2004-04-30 - 1:25 a.m.
I can say this with resolve, and pride. I insist on saything this wihout admitting to the terrible cliche I know I'm giving way to. I know it's there, but best to ignore the shadow and keep on trucking baby...
I have a 'Cheers'.
I can try to describe all the details of my local bar: the bartenders who drop shots out of bordom before any regular, at regular thirty minute intervals, the errie green light that flickers over the never used public telephone...the light that gives it an oddly Matrix-y kind of glow. (Did the man with Literary ambitions just use the word Matrix-y? Yes he did.) Possibly I could bring up the nights spent cheering the Yankees with abandon that far superceeds any true mark of loyalty. I could discuss in poetic jargon the wonder that is the smoking garden out back, where, and oh how this should not be a rare joy, one can enjoy a smoke and a beer side by side in New York. (it's not unlike watching twins meeting after being seperated for decades on a very special 20/20.) I could tell you all of this and yet, all that matters is that it's a place where everyone knows my name. In New York...in this towering metropolis jammed packed with more people per square foot than there are against the fenses at a European Soccer Match...it's nice to hear your name being echoed by four different voices as you walk in.
It's my 'Cheers."
There's a man there, with whom I've shared more giggles than any two men ever should, who despite that feminine admission has proven himself a man amongst men on many an occation. His Bad Ass card is not only laminated, but has a distinctive hologram seal in the lower left hand corner.
It is for this reason that I am so put out to see him cut under, wrapped in an overpowering undertow and slowly dissembled when SHE arrives.
What hold she has on him is a mystery. What reason for that hold, an enigma wrapped in a mystery.
He'll sit with us, sipping on his beer, thowing verbal spit ball after spit ball at the tv screen, when she enters.
She stand behind him, not saying a word, and his countence falls. He drinks the rest of his beer, with a look of shame....like a five year old caught with his hand in the cookie jar, and then forced to be watched while he guiltily ate the treat he chased after so greedily.
When he finishes he leaves, with a muted goodbye.
The phrase "Breaking up is hard to do" is now so common and oft-used that I no longer no the music that used to go with it. It is one of those accepted facts now, needing no other backing that it's own cache.
I say this, not to disprove it, but to stand by it.
I am a master...a master...of not breaking up.
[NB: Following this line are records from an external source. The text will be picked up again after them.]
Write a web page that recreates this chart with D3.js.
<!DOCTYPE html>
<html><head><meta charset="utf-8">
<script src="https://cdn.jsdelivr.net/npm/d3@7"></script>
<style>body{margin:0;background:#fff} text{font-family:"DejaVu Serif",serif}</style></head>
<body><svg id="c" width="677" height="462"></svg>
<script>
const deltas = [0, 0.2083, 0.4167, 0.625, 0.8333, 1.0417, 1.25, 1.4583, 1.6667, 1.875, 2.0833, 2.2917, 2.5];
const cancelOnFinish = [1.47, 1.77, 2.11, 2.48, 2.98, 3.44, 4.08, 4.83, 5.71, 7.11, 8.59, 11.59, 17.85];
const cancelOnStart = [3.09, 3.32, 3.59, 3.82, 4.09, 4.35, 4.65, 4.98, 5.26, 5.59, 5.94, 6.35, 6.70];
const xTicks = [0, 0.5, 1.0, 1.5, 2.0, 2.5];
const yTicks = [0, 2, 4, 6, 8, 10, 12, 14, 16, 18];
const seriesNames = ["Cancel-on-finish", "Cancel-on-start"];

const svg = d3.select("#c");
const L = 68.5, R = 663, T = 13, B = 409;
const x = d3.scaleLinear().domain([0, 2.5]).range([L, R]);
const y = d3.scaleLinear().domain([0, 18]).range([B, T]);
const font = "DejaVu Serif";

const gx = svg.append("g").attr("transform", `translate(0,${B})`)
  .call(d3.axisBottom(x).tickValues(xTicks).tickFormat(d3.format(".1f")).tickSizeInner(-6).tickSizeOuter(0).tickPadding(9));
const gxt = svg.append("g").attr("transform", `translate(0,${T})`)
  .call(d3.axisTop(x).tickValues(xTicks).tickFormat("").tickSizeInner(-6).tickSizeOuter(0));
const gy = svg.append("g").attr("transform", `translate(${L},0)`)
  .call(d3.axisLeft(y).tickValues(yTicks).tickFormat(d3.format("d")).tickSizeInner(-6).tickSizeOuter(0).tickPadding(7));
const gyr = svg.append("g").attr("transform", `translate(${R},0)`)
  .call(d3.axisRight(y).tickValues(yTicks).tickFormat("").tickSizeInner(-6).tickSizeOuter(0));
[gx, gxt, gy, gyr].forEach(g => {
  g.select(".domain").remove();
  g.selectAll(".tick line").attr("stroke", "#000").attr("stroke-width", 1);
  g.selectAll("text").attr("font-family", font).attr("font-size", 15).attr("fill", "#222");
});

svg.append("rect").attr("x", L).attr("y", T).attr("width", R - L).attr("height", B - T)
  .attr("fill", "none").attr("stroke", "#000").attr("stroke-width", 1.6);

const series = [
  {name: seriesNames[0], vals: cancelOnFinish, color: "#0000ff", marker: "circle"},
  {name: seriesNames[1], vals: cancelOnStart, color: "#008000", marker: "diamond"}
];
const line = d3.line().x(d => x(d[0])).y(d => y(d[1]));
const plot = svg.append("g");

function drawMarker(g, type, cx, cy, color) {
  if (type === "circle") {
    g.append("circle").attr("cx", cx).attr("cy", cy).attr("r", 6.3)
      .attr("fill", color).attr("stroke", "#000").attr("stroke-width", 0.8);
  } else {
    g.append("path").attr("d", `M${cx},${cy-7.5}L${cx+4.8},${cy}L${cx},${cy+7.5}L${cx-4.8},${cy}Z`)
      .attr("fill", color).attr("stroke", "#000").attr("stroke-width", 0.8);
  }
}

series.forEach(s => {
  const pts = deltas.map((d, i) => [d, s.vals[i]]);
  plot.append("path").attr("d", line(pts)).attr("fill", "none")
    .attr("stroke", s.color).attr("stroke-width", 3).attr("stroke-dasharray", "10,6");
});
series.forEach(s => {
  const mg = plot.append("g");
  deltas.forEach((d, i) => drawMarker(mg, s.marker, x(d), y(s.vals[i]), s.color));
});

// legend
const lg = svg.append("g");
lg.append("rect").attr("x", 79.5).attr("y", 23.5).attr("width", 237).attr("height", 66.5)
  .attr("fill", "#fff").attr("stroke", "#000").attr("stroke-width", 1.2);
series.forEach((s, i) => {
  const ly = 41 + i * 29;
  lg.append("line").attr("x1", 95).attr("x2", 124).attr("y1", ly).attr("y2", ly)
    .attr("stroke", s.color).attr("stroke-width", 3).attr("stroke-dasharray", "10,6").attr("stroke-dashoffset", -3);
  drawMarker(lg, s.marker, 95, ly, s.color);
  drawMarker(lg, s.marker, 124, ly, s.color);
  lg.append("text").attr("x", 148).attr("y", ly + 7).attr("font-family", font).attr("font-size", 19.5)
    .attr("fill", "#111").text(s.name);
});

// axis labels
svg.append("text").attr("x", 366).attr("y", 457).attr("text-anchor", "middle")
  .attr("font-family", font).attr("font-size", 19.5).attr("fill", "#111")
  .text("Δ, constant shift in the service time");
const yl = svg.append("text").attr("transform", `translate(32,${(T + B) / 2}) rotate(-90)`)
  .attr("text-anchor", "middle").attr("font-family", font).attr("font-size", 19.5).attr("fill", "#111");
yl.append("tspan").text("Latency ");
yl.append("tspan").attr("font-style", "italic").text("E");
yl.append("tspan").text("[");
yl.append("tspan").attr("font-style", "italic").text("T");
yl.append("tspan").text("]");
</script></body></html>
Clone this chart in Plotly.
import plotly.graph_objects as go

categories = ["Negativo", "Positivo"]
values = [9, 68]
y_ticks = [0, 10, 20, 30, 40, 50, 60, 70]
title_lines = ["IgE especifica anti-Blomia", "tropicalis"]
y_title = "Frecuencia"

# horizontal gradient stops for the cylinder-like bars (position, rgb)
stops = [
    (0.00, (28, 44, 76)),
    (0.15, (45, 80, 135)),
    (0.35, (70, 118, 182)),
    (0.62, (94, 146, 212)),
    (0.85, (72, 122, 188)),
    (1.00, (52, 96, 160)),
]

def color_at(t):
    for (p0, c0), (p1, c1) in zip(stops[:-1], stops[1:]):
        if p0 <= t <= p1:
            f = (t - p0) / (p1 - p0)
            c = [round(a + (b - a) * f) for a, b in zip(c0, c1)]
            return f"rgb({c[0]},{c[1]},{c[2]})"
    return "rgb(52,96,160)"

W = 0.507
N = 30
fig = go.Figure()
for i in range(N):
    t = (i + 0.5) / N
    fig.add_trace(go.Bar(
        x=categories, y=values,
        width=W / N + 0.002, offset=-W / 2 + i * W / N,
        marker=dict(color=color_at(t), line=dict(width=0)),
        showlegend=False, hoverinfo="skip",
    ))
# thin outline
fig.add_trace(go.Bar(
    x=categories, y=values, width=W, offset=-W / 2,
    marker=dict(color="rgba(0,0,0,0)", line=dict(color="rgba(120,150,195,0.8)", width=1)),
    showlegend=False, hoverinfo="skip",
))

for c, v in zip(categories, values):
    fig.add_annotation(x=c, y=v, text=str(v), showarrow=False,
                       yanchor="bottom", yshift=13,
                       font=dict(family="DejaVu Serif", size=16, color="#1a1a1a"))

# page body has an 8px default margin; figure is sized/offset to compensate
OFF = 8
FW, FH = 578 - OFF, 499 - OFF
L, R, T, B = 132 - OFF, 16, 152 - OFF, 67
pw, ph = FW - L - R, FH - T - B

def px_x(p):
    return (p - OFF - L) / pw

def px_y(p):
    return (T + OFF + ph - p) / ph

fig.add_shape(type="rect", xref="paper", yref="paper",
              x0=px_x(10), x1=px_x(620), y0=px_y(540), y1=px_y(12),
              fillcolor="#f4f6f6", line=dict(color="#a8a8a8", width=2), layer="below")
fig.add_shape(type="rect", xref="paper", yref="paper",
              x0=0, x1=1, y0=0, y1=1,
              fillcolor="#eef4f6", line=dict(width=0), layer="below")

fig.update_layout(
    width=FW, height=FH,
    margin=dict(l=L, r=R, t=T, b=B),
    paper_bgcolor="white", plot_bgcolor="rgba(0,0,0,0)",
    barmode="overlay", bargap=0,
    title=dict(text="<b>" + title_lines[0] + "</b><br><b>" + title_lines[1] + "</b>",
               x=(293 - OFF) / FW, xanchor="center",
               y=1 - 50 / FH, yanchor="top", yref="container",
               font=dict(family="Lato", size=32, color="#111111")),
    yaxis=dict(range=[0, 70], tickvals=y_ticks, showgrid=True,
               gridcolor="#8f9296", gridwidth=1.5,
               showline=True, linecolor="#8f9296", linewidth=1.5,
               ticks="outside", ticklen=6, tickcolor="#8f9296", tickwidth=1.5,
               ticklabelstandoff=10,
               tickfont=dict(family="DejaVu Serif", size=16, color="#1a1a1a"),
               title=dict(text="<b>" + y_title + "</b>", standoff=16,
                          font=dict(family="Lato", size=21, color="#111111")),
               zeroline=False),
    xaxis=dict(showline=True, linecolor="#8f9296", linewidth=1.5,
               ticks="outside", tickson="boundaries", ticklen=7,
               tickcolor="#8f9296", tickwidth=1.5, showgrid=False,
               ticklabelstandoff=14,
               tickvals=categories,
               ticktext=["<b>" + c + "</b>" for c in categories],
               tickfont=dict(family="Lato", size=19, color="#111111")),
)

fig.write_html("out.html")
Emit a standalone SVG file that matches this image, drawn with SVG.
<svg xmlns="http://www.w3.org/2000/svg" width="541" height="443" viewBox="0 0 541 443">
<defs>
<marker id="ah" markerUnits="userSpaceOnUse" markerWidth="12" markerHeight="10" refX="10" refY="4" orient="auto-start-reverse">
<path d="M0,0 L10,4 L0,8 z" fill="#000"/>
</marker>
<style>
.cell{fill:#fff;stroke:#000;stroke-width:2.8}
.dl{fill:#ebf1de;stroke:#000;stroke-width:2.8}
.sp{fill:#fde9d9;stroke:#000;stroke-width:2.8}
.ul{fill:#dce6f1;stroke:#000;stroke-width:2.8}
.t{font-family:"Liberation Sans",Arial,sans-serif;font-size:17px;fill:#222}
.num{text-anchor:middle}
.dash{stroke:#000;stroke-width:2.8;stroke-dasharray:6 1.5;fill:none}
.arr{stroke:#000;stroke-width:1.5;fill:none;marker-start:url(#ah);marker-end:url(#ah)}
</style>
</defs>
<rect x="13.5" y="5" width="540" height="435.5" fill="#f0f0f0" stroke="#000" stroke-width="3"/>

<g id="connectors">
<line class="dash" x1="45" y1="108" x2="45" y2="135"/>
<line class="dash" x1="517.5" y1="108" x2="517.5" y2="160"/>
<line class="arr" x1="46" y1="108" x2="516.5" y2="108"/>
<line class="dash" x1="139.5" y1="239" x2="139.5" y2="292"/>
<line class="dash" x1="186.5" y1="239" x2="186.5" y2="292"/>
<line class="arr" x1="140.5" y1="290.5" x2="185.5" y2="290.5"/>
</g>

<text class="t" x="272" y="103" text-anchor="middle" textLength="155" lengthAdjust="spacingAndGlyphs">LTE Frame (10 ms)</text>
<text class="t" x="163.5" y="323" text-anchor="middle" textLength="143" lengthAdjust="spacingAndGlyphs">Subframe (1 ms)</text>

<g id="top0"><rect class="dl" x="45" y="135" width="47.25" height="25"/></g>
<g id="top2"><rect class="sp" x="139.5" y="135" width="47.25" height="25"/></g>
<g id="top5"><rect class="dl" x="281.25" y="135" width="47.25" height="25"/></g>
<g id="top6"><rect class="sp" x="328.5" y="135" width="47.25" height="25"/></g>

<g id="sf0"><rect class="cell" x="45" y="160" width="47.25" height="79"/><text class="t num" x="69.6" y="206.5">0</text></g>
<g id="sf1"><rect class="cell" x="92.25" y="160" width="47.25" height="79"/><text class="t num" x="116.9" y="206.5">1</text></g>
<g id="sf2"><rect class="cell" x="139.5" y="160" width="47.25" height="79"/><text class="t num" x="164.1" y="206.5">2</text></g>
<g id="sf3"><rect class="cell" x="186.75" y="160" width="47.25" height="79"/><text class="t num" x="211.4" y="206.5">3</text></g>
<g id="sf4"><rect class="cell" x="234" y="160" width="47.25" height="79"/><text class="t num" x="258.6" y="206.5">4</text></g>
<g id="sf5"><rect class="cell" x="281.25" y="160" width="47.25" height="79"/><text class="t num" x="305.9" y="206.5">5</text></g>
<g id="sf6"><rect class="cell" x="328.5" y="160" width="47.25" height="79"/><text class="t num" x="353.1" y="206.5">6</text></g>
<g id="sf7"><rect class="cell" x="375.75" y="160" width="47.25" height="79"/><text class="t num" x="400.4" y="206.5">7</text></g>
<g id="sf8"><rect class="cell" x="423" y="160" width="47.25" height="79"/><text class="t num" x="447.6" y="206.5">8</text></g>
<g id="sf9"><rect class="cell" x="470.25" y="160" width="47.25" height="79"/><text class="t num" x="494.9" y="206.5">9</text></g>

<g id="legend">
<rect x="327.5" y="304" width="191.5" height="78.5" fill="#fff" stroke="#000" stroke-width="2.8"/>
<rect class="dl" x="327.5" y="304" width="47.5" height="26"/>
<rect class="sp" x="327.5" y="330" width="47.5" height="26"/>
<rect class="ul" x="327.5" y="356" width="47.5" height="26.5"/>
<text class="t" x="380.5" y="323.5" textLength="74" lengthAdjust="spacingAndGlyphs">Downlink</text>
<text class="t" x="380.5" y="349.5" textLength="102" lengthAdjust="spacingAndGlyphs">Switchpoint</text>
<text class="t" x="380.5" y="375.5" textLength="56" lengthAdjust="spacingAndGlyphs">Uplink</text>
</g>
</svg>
And for this reason I can not my fellow bar stool.
We all prepare the speeches. I've even rehersed them in the bar-bathroom trying to get the inflection down, but it rarely helps.
You might have the speech memorized. (I've even seen them written and then read aloud.) When the speech is over, nothing has changed. YOu still need to actually do it.
All it takes is one flinch before the firing squad and it is as if you had said nothing.
One thought of 'well, maybe..."
'If only we could just..."
"Maybe just one more time..."
"Maybe if I put FeBreeze on her I won't smell the..."
"He's not so bad...when he's drunk..."
"I don't want to go home...
"I don't want to go home and watch DVD's again.
"I don't want to go home and read the same magazine in my bathroom for hours on end...
"I don't want to masterbate to fall asleep for the eighth night in a row...
"I don't want to go home."
There is nothing worse than realizing a cliche isn't too far off the mark.
"I don't want to go home, but I can't stay here."